Longtemps accusée par ses alliés occidentaux de laxisme face à l’Etat Islamique (EI) en Syrie, la Turquie a renoncé à sa politique de « complaisance » à l’égard des djihadistes. L’aviation turque a bombardé à plusieurs reprises, cette semaine et pour la première fois, des positions djihadistes au nord de la Syrie. Parallèlement des chasseurs bombardiers turcs ont attaqué les bases arrière du PKK (Parti des travailleurs du Kurdistan) au nord de l’Iraq. Si l’offensive turque contre les militants kurdes s’inscrit dans le contexte des rapports mouvementés entre Ankara et le PKK, ceux contre l’EI marquent un tournant dans la politique syrienne du régime islamo-conservateur turc. Ankara, farouchement hostile au régime de Damas, a toujours fermé les yeux, voire soutenu les organisations extrémistes en guerre contre Bachar Al-Assad, et a été accusée de laisser passer par sa frontière sud aussi bien des armes que des hommes pour les groupes terroristes opérant en Syrie.

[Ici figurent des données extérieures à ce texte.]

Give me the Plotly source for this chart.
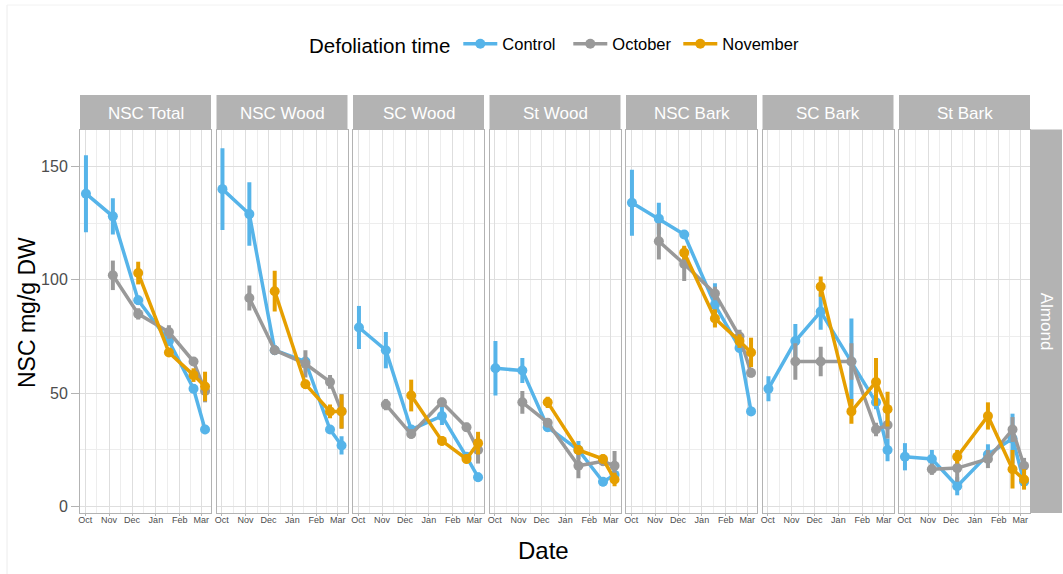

Ankara comme le Qatar a aidé des groupes islamistes liés aux Frères musulmans, mais aussi au Front Al-Nosra, filiale syrienne d’Al-Qaëda.
Mais pourquoi ce changement de cap ? L’offensive turque fait suite à l’attentat sanglant qui a frappé la semaine dernière la ville de Suruç à une dizaine de kilomètres de la frontière syrienne. L’attentat, qui visait un centre culturel où de jeunes activistes de la cause kurde étaient réunis, a fait 32 morts. Bien que l’EI n’ait pas revendiqué cette opération, les autorités turques sont catégoriques : l’attentat porte bien la marque du groupe terroriste. Peu après cette première explosion, une autre attaque à la voiture piégée a visé à quelques kilomètres de Suruç un barrage de sécurité établi par les milices kurdes dans le sud de Kobané, la petite ville syrienne devenue le symbole de la résistance kurde, l’automne dernier. Et deux policiers turcs ont été tués mercredi dans la ville frontalière de Ceylanpinar, sans qu’aucune revendication soit pour l’heure formulée.
Ces attaques constituent un clair avertissement aux autorités turques, qui depuis quelques mois ont commencé à resserrer les contrôles dans les aéroports et aux frontières pour empêcher le transit par le sol turc des recrues étrangères de l’EI en route vers la Syrie. Elles ont également mené ces dernières semaines plusieurs opérations de police pour démanteler les filières djihadistes qui passent par son territoire.
L’offensive militaire turque contre l’EI est motivée par plusieurs considérations. Tout d’abord, Ankara est soumise depuis des mois à d’énormes pressions de la part de ses alliés occidentaux afin de cesser sa politique de complaisance à l’égard de l’EI. Ensuite, l’opération de Suruç, la première de l’EI sur le sol turc, a convaincu les authorités turques que cette politique de complaisance n’était plus tenable. Enfin, la Turquie s’inquiète de l’infiltration sur son sol de cellules dormantes de l’EI et craint que son territoire ne soit le théâtre de nouveaux attentats. Ankara veut montrer qu’il ne toélrera pas des actes terroristes sur son territoire.